Il travaillent de soleil en soleil, des interminables heures de travail et poussant leurs fils à l’attelage et le lendemain encore plus difficile et le pain encore plus cher et encore plus riches le riche, le bouffon de palais, le cancanier et le dictateur devient, en plus de satrape, magnat et divinité sur terre, ses paroles sont des verbes divins, sa démarche est angélique, ses gestes, ses regards, ses positions, actions, rêves, erreurs et ronflements sont d’une éminente sainteté, et n’accepte plus que les applaudissements. Ses ouïes ne sont que pour les flatteries, le son trébuchant des monnaies et le subtil frottement du coton des billets…
Mais, étant donné que la convoitise n’a pas de limites, le tyran et sa clique continueront à s’enrichir, le peuple las, se lève un de ces jours et affrontant la peur proclame la désobéissance, la lutte pour les légitimes droits, pour la justice, pour la décence, pour la dignité et instaure la révolution.
Parce que de l’oppression naît la révolution, de l’injustice le droit, de l’opprobre la rébellion, de l’indécence des gouvernants, lorsqu’ils perdent la honte, pousse le manque de respect envers eux.
Ensuite, pour que le peuple gagne ce qui, par légitimité, lui appartient : son droit et tout ce qui fait que l’être humain ait un sentiment de dignité dans les contrées les plus lointains de son pays, doit, inévitablement, verser son sang : noble œuvre mais triste tache.
Je disais, ci-dessus, que le panneau disait : « fermé jusqu’à la chute du régime ». Je l’ai lu plusieurs fois et je me suis demandé, ce bonhomme, avant d’écrire ce panneau, à quoi avait-il pensé? Cet humble commerçant, avait-il pensé à ses enfants? Dans les pertes que la fermeture lui causerait-il? Combien de temps, le satrape, mettra-t-il pour s’en aller? Aurait-il médité longtemps? Ou, au contraire, a-t-il pris la décision en urgence, comme l’exige la révolution?

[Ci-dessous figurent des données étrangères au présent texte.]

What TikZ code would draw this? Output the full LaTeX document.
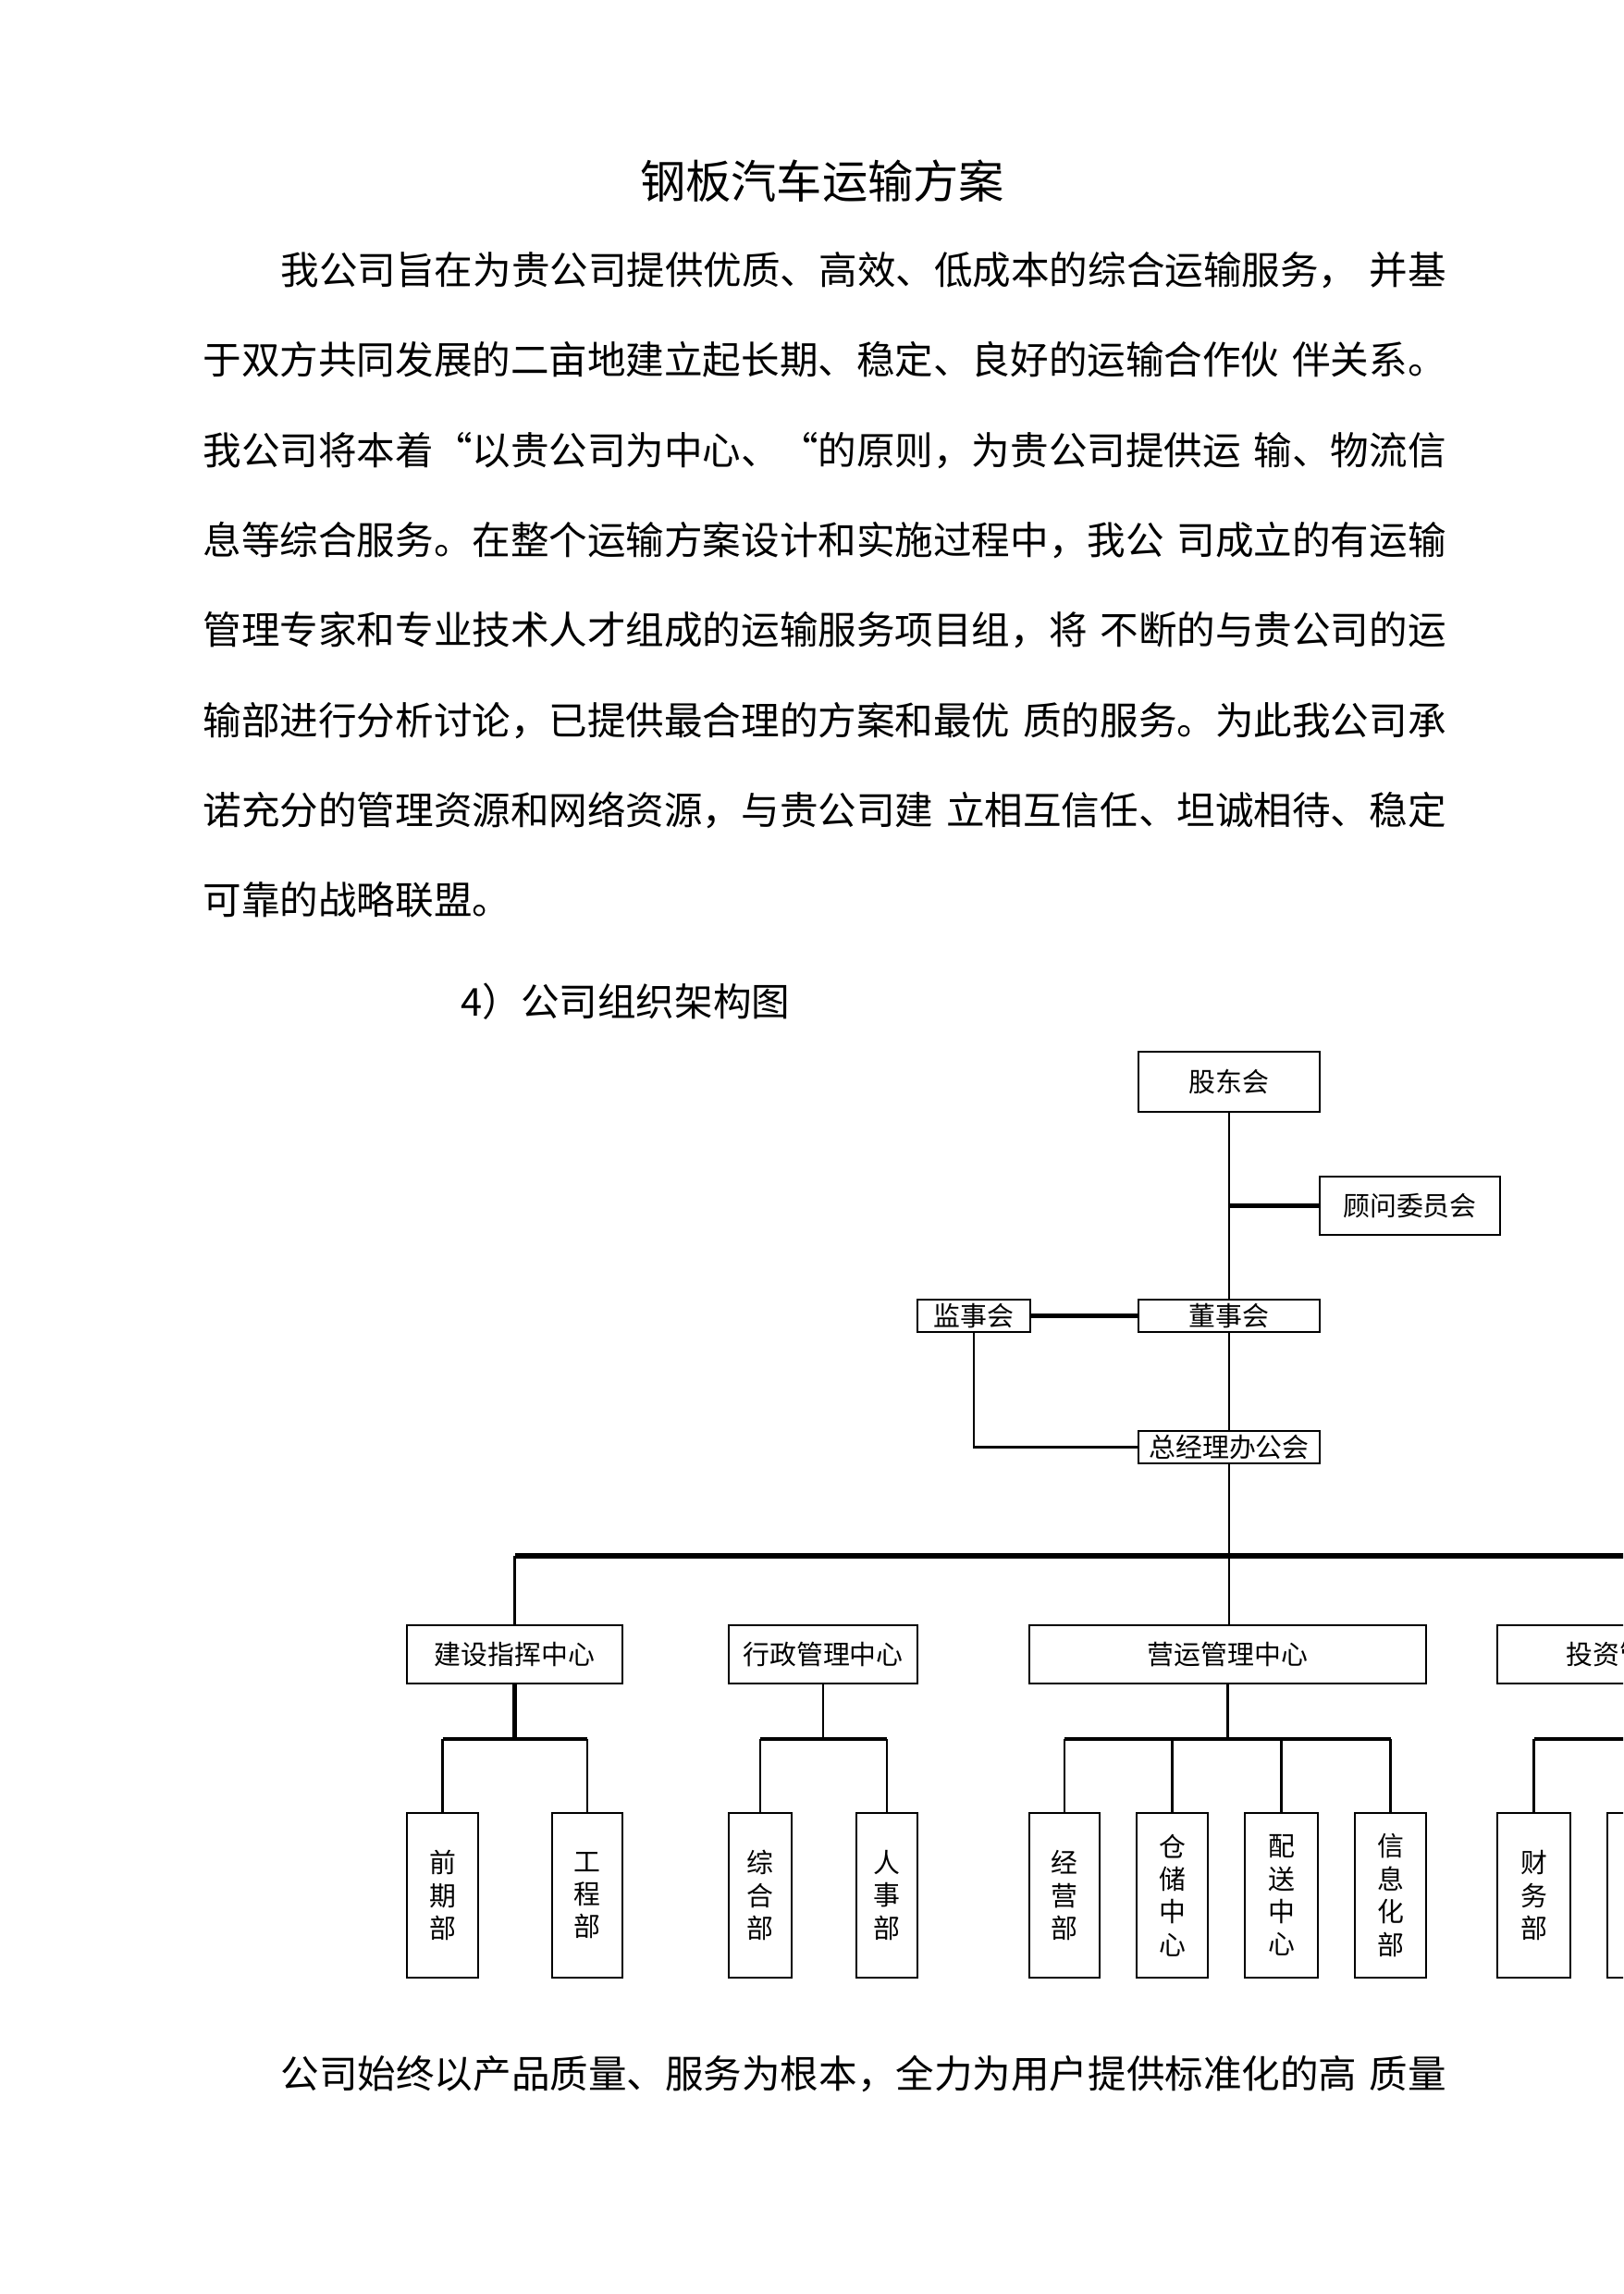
\documentclass[tikz,border=0pt]{standalone}
\usepackage{fontspec}
\setmainfont{Noto Sans CJK SC}
\XeTeXlinebreaklocale "zh"
\XeTeXlinebreakskip=0pt plus 2pt
\newcommand\gapsp{\hspace{0.3em plus 2pt}}
\begin{document}
\begin{tikzpicture}[x=0.3392pt,y=-0.3392pt,
  box/.style={draw,line width=0.6pt,inner sep=0pt,align=center,font=\fontsize{9.8pt}{12pt}\selectfont},
  link/.style={line width=0.9pt},
  mid/.style={line width=1.3pt},
  heavy/.style={line width=1.8pt},
  para/.style={anchor=west,inner sep=0pt,font=\fontsize{14.1pt}{16pt}\selectfont},
  lvA/.style={box,minimum height=21.4pt},
  lvB/.style={box,minimum height=60.4pt}]
\useasboundingbox (0,0) rectangle (1755,2480);
\clip (0,0) rectangle (1755,2480);
% title and text
\node[inner sep=0pt,font=\fontsize{16.7pt}{18pt}\selectfont] (title) at (889,196) {钢板汽车运输方案};
\node[para] (p1) at (303,292) {\makebox[427.4pt][s]{我公司旨在为贵公司提供优质、高效、低成本的综合运输服务，\gapsp 并基}};
\node[para] (p2) at (219,389) {\makebox[455.9pt][s]{于双方共同发展的二亩地建立起长期、稳定、良好的运输合作伙\gapsp 伴关系。}};
\node[para] (p3) at (219,487) {\makebox[455.9pt][s]{我公司将本着“以贵公司为中心、“的原则，为贵公司提供运\gapsp 输、物流信}};
\node[para] (p4) at (219,584) {\makebox[455.9pt][s]{息等综合服务。在整个运输方案设计和实施过程中，我公\gapsp 司成立的有运输}};
\node[para] (p5) at (219,681) {\makebox[455.9pt][s]{管理专家和专业技术人才组成的运输服务项目组，将\gapsp 不断的与贵公司的运}};
\node[para] (p6) at (219,779) {\makebox[455.9pt][s]{输部进行分析讨论，已提供最合理的方案和最优\gapsp 质的服务。为此我公司承}};
\node[para] (p7) at (219,876) {\makebox[455.9pt][s]{诺充分的管理资源和网络资源，与贵公司建\gapsp 立相互信任、坦诚相待、稳定}};
\node[para] (p8) at (219,973) {可靠的战略联盟。};
\node[para] (sub) at (498,1083) {4）公司组织架构图};
\node[para] (last) at (303,2242) {\makebox[427.4pt][s]{公司始终以产品质量、服务为根本，全力为用户提供标准化的高\gapsp 质量}};
% top boxes
\node[box,minimum width=66.5pt,minimum height=22pt] (gd) at (1329,1169.5) {股东会};
\node[box,minimum width=66.1pt,minimum height=21.4pt] (gw) at (1524.5,1303.5) {顾问委员会};
\node[box,minimum width=66.5pt,minimum height=11.9pt] (ds) at (1329,1422.5) {董事会};
\node[box,minimum width=41.4pt,minimum height=11.9pt] (js) at (1053,1422.5) {监事会};
\node[box,minimum width=66.5pt,minimum height=11.9pt] (zj) at (1329,1564.5) {总经理办公会};
% level 2
\node[lvA,minimum width=79pt] (jz) at (556.5,1788.5) {建设指挥中心};
\node[lvA,minimum width=69.2pt] (xz) at (890,1788.5) {行政管理中心};
\node[lvA,minimum width=145.5pt] (yy) at (1327.5,1788.5) {营运管理中心};
\node[lvA,minimum width=109.2pt] (tz) at (1780,1788.5) {投资管理中心};
% level 3
\node[lvB,minimum width=26.1pt] (qq) at (478.5,2049) {前\\期\\部};
\node[lvB,minimum width=25.8pt] (gc) at (635,2049) {工\\程\\部};
\node[lvB,minimum width=23.1pt] (zh) at (822,2049) {综\\合\\部};
\node[lvB,minimum width=22.4pt] (rs) at (959,2049) {人\\事\\部};
\node[lvB,minimum width=25.8pt] (jy) at (1151,2049) {经\\营\\部};
\node[lvB,minimum width=26.1pt] (cc) at (1267.5,2049) {仓\\储\\中\\心};
\node[lvB,minimum width=26.8pt] (ps) at (1385.5,2049) {配\\送\\中\\心};
\node[lvB,minimum width=26.1pt] (xx) at (1503.5,2049) {信\\息\\化\\部};
\node[lvB,minimum width=26.8pt] (cw) at (1658.5,2049) {财\\务\\部};
\node[lvB,minimum width=26.8pt] (nx) at (1777.5,2049) {};
% connectors top
\draw[link] (gd.south) -- (ds.north);
\draw[heavy] (gd.south |- gw.west) -- (gw.west);
\draw[heavy] (js.east) -- (ds.west);
\draw[link] (js.south) |- (zj.west);
\draw[link] (ds.south) -- (zj.north);
\coordinate (bus) at (1329,1682);
\draw[link] (zj.south) -- (bus);
\draw[heavy] (jz.north |- bus) -- (tz.north |- bus);
\draw[link] (jz.north |- bus) -- (jz.north);
\draw[link] (bus) -- (bus |- yy.north);
\draw[link] (tz.north |- bus) -- (tz.north);
% sub-buses
\coordinate (r) at (0,1880);
\draw[heavy] (jz.south) -- (jz.south |- r);
\draw[mid] (qq.north |- r) -- (gc.north |- r);
\draw[link] (qq.north |- r) -- (qq.north);
\draw[link] (gc.north |- r) -- (gc.north);
\draw[link] (xz.south) -- (xz.south |- r);
\draw[mid] (zh.north |- r) -- (rs.north |- r);
\draw[link] (zh.north |- r) -- (zh.north);
\draw[link] (rs.north |- r) -- (rs.north);
\draw[link] (yy.south) -- (yy.south |- r);
\draw[mid] (jy.north |- r) -- (xx.north |- r);
\draw[link] (jy.north |- r) -- (jy.north);
\draw[link] (cc.north |- r) -- (cc.north);
\draw[link] (ps.north |- r) -- (ps.north);
\draw[link] (xx.north |- r) -- (xx.north);
\draw[link] (tz.south) -- (tz.south |- r);
\draw[mid] (cw.north |- r) -- (nx.north |- r);
\draw[link] (cw.north |- r) -- (cw.north);
\draw[link] (nx.north |- r) -- (nx.north);
\end{tikzpicture}
\end{document}
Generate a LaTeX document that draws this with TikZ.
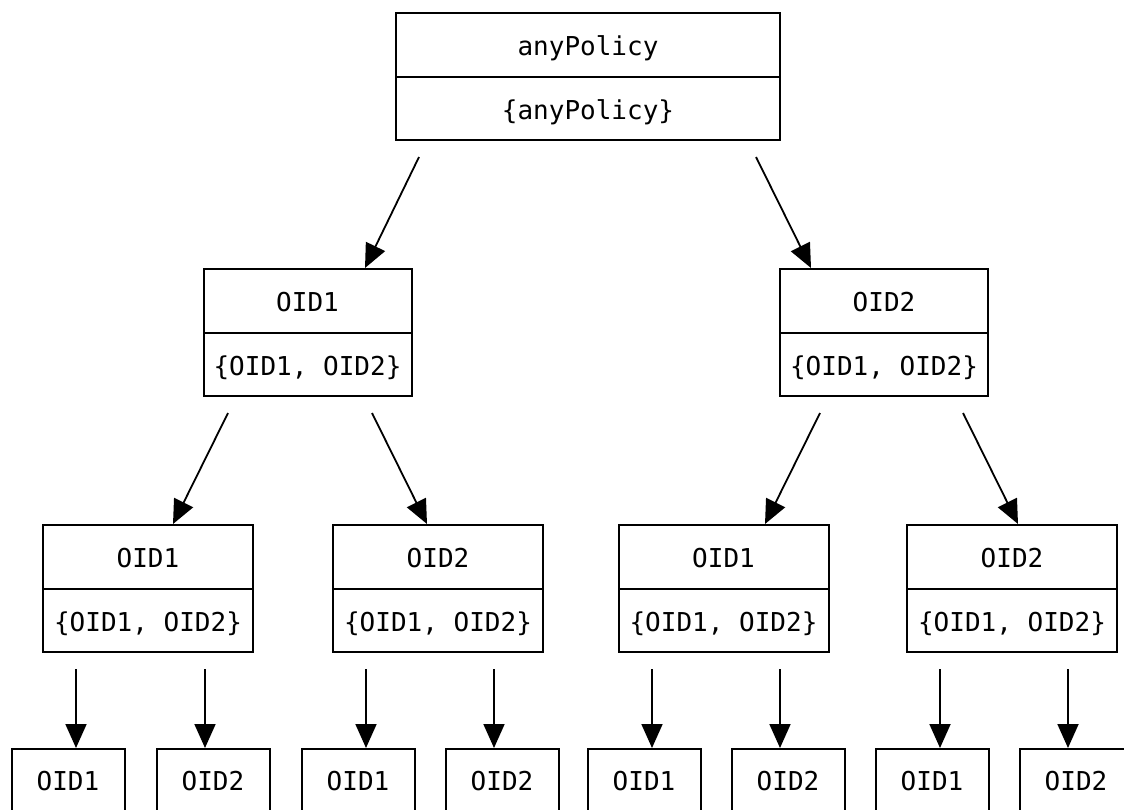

Je ne sais pas, mais je crois que sa conscience lui a dicté d’œuvrer selon l’urgence de la révolution et que le reste soit comme Dieu le veut. Sûrement, les jeunes égyptiens, à ce moment-là, auraient paraphrasé Daniel Cohn Bendit en l’adaptant à leurs circonstances : Il n’y aura pas de chant funèbre, mais crie de gloire parce que, nous aussi, nous aimons la révolution.
Les vents de liberté se sont posés sur les cimes des arbres, des dunes, des tentes arabes, il y a à peine deux heures Moubarak est tombé et mon ami, le commerçant, aura retiré son panneau. A sa place, après une longue nuit de triomphe et joie, le commerçant apparaîtra avec le grand sourire du victorieux.
La liberté est séductrice et la révolution contagieuse.